Georgia Gulf Reports Third-Quarter 2012 Financial Results
Liquidity and Debt Reduction
As of September 30, 2012, the company had $118.5 million of cash on hand as well as approximately $288 million of borrowing capacity available under its asset-based loan (ABL) facility.
As previously disclosed, on October 12 Georgia Gulf redeemed $50 million of face value of its 9 percent senior secured notes due in 2017. Since the company’s restructuring in July 2009, it has repaid approximately $220 million of debt.

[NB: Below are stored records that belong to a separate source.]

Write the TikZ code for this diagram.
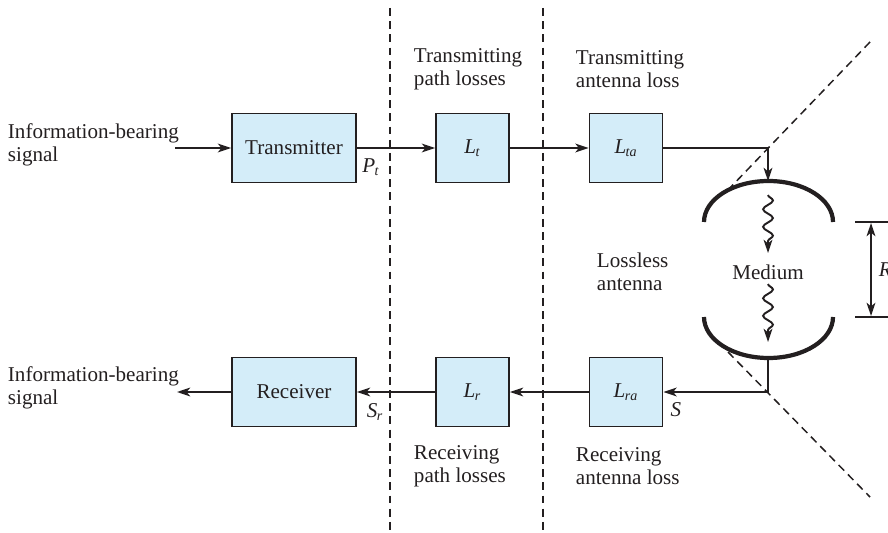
\documentclass[tikz,border=0pt]{standalone}
\usepackage{fontspec}
\setmainfont{Liberation Serif}
\usetikzlibrary{arrows.meta,decorations.pathmorphing}
\definecolor{boxfill}{RGB}{212,237,249}
\definecolor{ink}{RGB}{35,31,32}
\newcommand{\lsym}[2]{\textit{#1}\textsubscript{\kern-0.04em\textit{#2}}}

\begin{document}
\begin{tikzpicture}[x=0.02cm,y=-0.02cm,
  font=\fontsize{12}{13}\selectfont,
  >={Stealth[length=7.5pt,width=5pt,inset=2pt]},
  color=ink,line width=1.1pt,
  blk/.style={draw=ink,fill=boxfill,line width=1.1pt,minimum height=1.38cm,inner sep=0pt},
  lbox/.style={blk,minimum width=1.46cm},
  txt/.style={anchor=west,align=left,inner sep=0pt},
  cut/.style={line width=0.85pt,dash pattern=on 4.5pt off 3pt},
  ant/.style={line width=2.4pt},
  wave/.style={->,decorate,decoration={snake,amplitude=2.8pt,segment length=10pt,post length=4pt}}]
\useasboundingbox (0,0) rectangle (888,533);
% boxes
\node[blk,minimum width=2.48cm] (tx) at (294,148) {Transmitter};
\node[lbox] (lt) at (472.5,148) {\lsym{L}{t}};
\node[lbox] (lta) at (626,148) {\lsym{L}{ta}};
\node[blk,minimum width=2.48cm] (rx) at (294,392) {Receiver};
\node[lbox] (lr) at (472.5,392) {\lsym{L}{r}};
\node[lbox] (lra) at (626,392) {\lsym{L}{ra}};
% texts
\node[txt] (inTx) at (7,145) {Information-bearing\\signal};
\node[txt] (outRx) at (7,388) {Information-bearing\\signal};
\node[txt] (tpl) at (413,69) {Transmitting\\path losses};
\node[txt] (tal) at (575,69) {Transmitting\\antenna loss};
\node[txt] (rpl) at (413,466) {Receiving\\path losses};
\node[txt] (ral) at (575,466) {Receiving\\antenna loss};
\node[txt] (lossless) at (596,272) {Lossless\\antenna};
\node (medium) at (768,272) {Medium};
\node (pt) at (371,167) {\lsym{P}{t}};
\node (sr) at (375,412) {\lsym{S}{r}};
\node (s) at (676,410) {\textit{S}};
\node[txt] (rr) at (878,270) {\textit{R}};
% coordinates
\coordinate (inA) at (175,148);
\coordinate (outB) at (177,392);
\coordinate (tc) at (768,148);
\coordinate (ttop) at (768,181);
\coordinate (bbot) at (768,359);
\coordinate (bc) at (768,392);
\coordinate (w1a) at (768,195);
\coordinate (w1b) at (768,253);
\coordinate (w2a) at (768,284);
\coordinate (w2b) at (768,342);
% connectors
\draw[->] (inA) -- (tx);
\draw[->] (tx) -- (lt);
\draw[->] (lt) -- (lta);
\draw[->] (lta.east) -- (tc) -- (ttop);
\draw[->] (bbot) -- (bc) -- (lra.east);
\draw[->] (lra) -- (lr);
\draw[->] (lr) -- (rx);
\draw[->] (rx.west) -- (outB);
% antennas
\draw[ant] (704,222) arc[start angle=180,end angle=360,x radius=64.5,y radius=41];
\draw[ant] (704,317) arc[start angle=180,end angle=0,x radius=64.5,y radius=41];
\draw[wave] (w1a) -- (w1b);
\draw[wave] (w2a) -- (w2b);
% boundaries
\draw[cut] (390,8) -- (390,530);
\draw[cut] (543,8) -- (543,530);
\draw[cut] (870,42) -- (727,191);
\draw[cut] (728,352) -- (870,497);
% distance
\draw (855,222) -- (895,222);
\draw (855,317) -- (895,317);
\draw[<->] (871,223) -- (871,316);
\end{tikzpicture}
\end{document}
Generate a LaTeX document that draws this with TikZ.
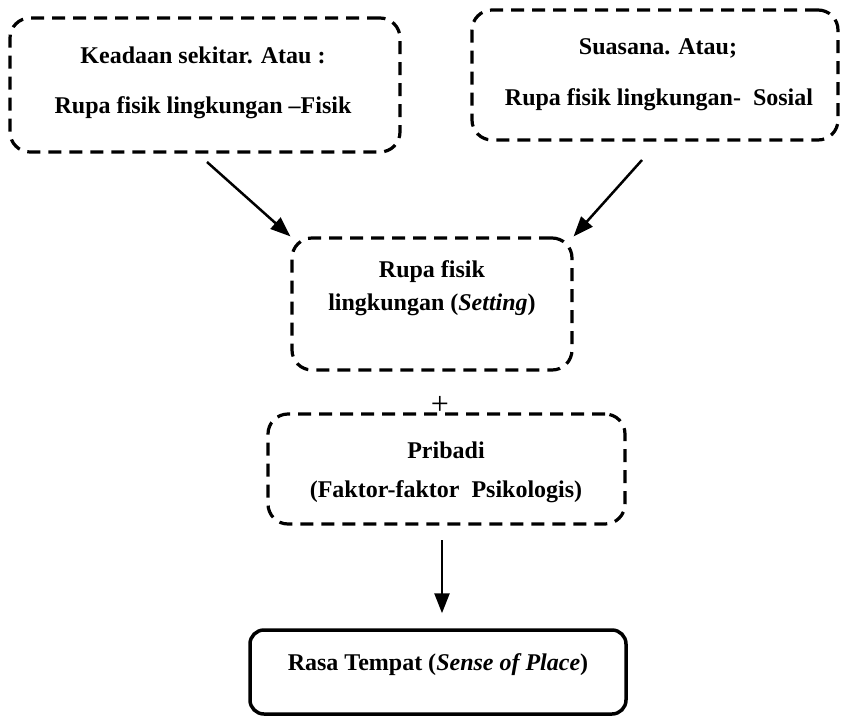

Update on announced Merger with PPG’s Commodity Chemicals BusinessOn July 19, 2012, PPG Industries, Inc. (“PPG”) and Georgia Gulf announced that the boards of directors of both companies had approved definitive agreements under which PPG will separate its commodity chemicals business and then merge it with Georgia Gulf. The terms of the transaction call for PPG to form a new company by separating its commodity chemicals business through a spinoff or split off, and then immediately merging the business with Georgia Gulf or a Georgia Gulf subsidiary in a Reverse Morris Trust transaction. The merger will result in PPG shareholders receiving approximately 50.5 percent of the shares of the merged company (“The Newly Merged Company”), with existing Georgia Gulf shareholders owning approximately 49.5 percent of The Newly Merged Company. Additionally, The Newly Merged Company will assume approximately $95 million of debt, about $87 million of non-controlling interest, and related environmental liabilities, pension assets and liabilities and other post-employment benefits obligations from PPG. The transaction is subject to approval by Georgia Gulf shareholders and customary closing conditions, relevant tax authority rulings and regulatory approvals and is expected to be completed by early 2013. As of November 6, 2012, the waiting period under the Hart-Scott-Rodino Antitrust Improvement Act had expired, and the company had received a no-action letter from the Canadian Competition Bureau, together with a waiver of the notification and waiting period requirements in respect to the merger.